Monokültüre gidiyoruz

Panele Metro Toptancı Market’ten konuşmacı olarak katılan Ayşin Işıkgece ise perakendeci gözüyle gözlemlerini ve yaptıkları çalışmaları aktardı; “Konuyu dört yıl önce hocamız Yavuz Tekelioğlu’ndan öğrendik, herkes tarafından bilinmesi gerektiğini düşündük. Bu çalışmaya başlamadan önce masamıza gelen her sarımsak Taşköprü sarımsağı, her sucuk Afyon sucuğu, her portakal Finike portakalı idi. Yani çok fazla haksız rekabet söz konusuydu. Bu ürünlerin diğerlerinden ayrışması gerekiyordu.

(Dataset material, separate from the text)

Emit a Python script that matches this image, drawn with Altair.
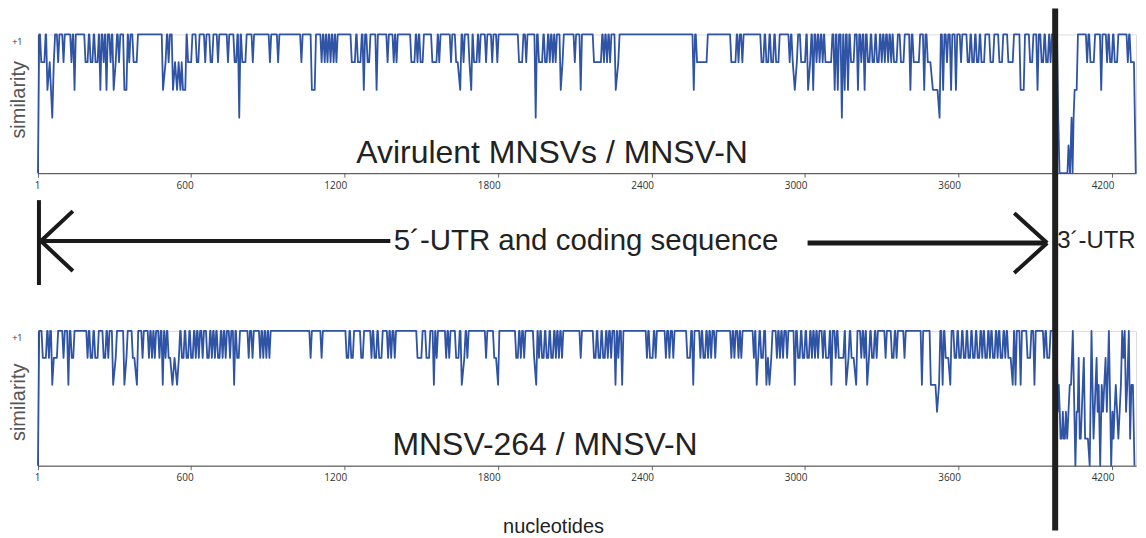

Metro olarak bu toprakların değerini, bu lezzet çeşitliliğini gelecek nesillere aktarabilmek için çabaladık.

Coğrafi işaretler anlamda şanslı bir ülkeyiz ama ürünler tehdit altında. Bizim esas müşterilerimiz şeflerimiz. Maliyeti düşürmek isteyen, yemeğinde lezzet ve farklılık arayan şeflerimizle bu özel ürünler arasında köprü görevi üstlendik. Bu tatları gelecek kuşaklara aktaramazsak, mono kültüre ve tek düze damak tadına gidiyoruz. Bu en büyük tehlike!”

Taşköprü sarmısağının hikayesi

Işıkgece, ‘sarmısak’ çalışmaları üzerinden sistemi de anlattı; ‘Taşköprü’nün toprağındaki mineralleriyle tadı farklılaşan bir sarmısağı var. 10 yıl önce 50 bin ton üretiliyorken, bugün 12.500 ton üretiliyor, yerine Çin sarımsağı ekmişler. Belediye ve valilikle kol kola girip üreticileri coğrafi işaretler hakkında bilgilendirdik. ‘Orijinal tohumdan üretilen her sarmısağı alıp Türkiye’de ve dünyada satacağız’ dedik. Üreticilerin 200’üyle Global Gap sertifikası çalışması yaptık. Reis Gıda’yla sarmısağın soyulmuşunu, tozunu, donuğunu, püresini yaparak katma değer yarattık. Düzgün üretimle verim arttı. Sonuçta yerel üreticiler, gelecek kuşaklar, profesyonel müşteriler, emekçiler, çevre ve dünya kazandı.”

Panelin kapanışında Ahmet Örs İtalya’dan Slow Food liderliğinde Türkiye ve Balkanlar’daki STK’lar ile ortaklaşa yürütülen ve kaybolan lezzetleri korumayı esas alan ESSEDRA projesinin Türkiye ayağını yürüten Mutfak Dostları Derneği’nin başarısı sayesinde projenin iki yıl daha uzatıldığı müjdesini de verdi.